Retype every line from the start of the data down to and including the line with "from matplotlib.lines import Line2D". Skip the pictures.

▼▼▼

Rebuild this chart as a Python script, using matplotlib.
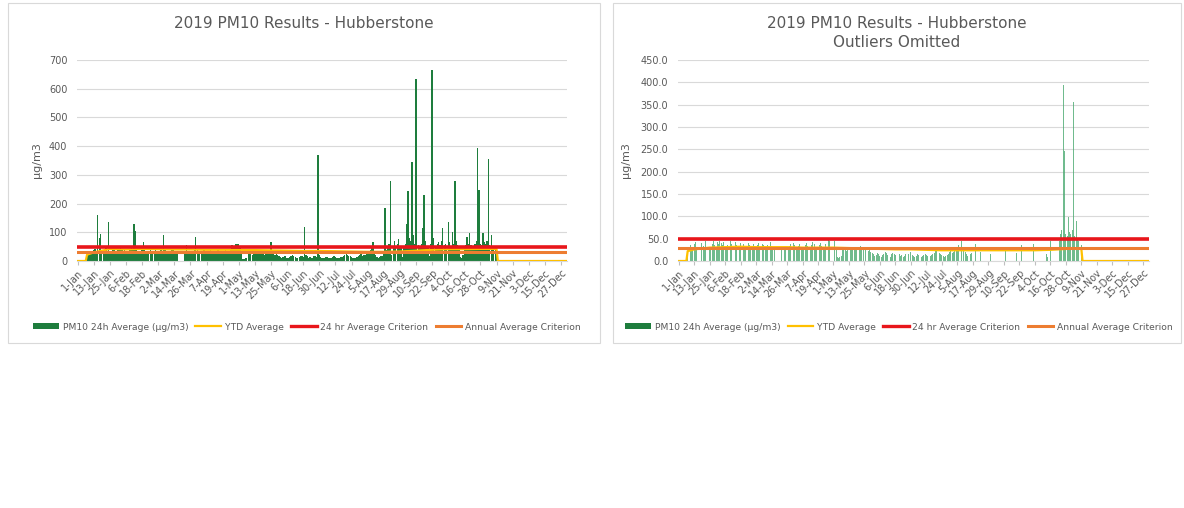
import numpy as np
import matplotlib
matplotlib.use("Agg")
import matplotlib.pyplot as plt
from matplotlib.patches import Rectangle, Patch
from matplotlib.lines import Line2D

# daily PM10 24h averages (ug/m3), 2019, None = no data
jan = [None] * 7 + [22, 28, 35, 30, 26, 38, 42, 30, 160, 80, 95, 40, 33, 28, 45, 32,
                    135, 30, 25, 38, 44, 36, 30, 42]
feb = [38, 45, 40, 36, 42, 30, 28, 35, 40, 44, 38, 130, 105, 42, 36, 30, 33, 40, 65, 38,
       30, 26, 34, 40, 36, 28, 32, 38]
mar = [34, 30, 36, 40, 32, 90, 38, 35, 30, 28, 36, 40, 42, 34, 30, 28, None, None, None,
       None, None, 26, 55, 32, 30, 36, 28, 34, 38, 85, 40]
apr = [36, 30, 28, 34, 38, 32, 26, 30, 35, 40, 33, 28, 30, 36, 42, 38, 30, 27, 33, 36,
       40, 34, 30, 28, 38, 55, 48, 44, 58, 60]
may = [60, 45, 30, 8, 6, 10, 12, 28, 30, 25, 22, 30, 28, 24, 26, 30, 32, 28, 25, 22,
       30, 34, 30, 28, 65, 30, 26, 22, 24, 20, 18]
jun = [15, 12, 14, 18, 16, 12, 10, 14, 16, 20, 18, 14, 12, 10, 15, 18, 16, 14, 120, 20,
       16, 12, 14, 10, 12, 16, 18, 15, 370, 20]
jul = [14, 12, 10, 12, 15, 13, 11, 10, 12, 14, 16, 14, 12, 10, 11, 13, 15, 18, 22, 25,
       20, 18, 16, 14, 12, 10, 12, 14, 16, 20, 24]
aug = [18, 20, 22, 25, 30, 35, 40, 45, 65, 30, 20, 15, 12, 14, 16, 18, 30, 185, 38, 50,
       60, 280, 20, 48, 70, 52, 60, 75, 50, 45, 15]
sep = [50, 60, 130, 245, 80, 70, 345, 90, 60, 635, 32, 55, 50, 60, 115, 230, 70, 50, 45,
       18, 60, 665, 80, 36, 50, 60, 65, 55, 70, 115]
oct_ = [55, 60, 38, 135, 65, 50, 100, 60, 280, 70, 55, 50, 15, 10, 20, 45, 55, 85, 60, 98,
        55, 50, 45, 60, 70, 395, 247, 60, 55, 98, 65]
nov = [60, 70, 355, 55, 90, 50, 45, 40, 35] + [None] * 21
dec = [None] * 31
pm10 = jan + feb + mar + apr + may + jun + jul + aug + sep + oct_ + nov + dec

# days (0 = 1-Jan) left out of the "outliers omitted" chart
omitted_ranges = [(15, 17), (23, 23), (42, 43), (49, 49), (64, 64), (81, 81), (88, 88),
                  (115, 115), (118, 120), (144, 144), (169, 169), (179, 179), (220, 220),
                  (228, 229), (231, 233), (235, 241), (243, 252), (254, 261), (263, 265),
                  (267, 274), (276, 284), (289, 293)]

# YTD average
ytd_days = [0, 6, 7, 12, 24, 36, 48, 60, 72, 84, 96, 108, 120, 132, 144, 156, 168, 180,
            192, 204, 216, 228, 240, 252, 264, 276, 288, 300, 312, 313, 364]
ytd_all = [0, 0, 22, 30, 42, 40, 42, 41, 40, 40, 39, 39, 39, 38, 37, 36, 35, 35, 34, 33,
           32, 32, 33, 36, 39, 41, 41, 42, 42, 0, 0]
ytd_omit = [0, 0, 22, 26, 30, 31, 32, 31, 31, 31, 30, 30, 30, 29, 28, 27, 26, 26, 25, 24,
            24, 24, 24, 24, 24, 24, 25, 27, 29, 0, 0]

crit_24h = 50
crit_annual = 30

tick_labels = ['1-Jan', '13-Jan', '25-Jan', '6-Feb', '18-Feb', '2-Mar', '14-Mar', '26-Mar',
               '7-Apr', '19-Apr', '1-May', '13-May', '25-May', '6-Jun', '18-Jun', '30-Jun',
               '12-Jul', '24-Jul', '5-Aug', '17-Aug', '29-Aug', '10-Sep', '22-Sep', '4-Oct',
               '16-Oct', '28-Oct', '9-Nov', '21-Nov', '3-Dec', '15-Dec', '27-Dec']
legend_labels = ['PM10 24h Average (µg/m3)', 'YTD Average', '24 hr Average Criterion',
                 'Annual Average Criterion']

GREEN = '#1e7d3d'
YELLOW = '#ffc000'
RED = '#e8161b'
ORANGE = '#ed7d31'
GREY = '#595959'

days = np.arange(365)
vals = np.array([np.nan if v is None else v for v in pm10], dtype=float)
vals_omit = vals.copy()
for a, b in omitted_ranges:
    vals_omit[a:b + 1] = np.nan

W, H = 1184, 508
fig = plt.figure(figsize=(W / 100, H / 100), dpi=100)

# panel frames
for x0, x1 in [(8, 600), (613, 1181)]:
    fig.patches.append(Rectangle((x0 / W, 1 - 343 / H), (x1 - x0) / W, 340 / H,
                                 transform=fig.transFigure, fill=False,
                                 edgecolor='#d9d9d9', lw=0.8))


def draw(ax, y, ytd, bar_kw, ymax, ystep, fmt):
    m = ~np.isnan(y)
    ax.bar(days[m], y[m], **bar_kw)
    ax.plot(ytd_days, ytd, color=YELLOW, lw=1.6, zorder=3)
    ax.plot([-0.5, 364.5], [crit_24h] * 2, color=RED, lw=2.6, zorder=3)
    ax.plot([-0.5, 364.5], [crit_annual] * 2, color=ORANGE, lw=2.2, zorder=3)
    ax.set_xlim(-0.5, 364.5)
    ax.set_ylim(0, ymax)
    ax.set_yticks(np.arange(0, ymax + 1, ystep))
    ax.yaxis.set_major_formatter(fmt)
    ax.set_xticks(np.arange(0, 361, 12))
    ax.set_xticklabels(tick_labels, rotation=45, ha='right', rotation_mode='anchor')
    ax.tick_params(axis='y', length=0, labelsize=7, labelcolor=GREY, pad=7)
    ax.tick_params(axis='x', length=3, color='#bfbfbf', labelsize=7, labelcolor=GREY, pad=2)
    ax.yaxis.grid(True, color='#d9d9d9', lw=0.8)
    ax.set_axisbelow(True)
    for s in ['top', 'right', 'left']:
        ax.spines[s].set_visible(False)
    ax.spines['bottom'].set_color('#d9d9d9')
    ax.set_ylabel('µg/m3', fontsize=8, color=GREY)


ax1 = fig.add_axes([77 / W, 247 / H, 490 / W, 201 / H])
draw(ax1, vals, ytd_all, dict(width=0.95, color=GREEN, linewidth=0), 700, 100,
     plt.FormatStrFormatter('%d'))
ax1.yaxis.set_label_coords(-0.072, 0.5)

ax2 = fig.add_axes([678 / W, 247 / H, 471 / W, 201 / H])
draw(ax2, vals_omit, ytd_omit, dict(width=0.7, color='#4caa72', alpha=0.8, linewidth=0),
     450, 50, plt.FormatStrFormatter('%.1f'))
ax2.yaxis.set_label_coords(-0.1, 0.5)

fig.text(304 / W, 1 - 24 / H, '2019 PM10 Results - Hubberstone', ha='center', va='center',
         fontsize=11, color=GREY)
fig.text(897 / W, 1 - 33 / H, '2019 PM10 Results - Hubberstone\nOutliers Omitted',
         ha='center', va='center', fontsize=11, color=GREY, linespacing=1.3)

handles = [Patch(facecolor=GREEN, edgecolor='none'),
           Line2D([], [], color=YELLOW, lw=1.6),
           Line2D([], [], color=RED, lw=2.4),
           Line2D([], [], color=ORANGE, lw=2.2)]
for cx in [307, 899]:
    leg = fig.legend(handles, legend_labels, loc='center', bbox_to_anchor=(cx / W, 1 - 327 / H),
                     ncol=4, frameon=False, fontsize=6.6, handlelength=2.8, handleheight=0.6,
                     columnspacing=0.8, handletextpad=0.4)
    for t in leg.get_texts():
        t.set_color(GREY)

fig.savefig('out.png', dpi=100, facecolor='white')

▲▲▲

** Answer to this exercise **
Rebuild this chart as a Python script, using matplotlib.
import numpy as np
import matplotlib
matplotlib.use("Agg")
import matplotlib.pyplot as plt
from matplotlib.patches import Rectangle, Patch
from matplotlib.lines import Line2D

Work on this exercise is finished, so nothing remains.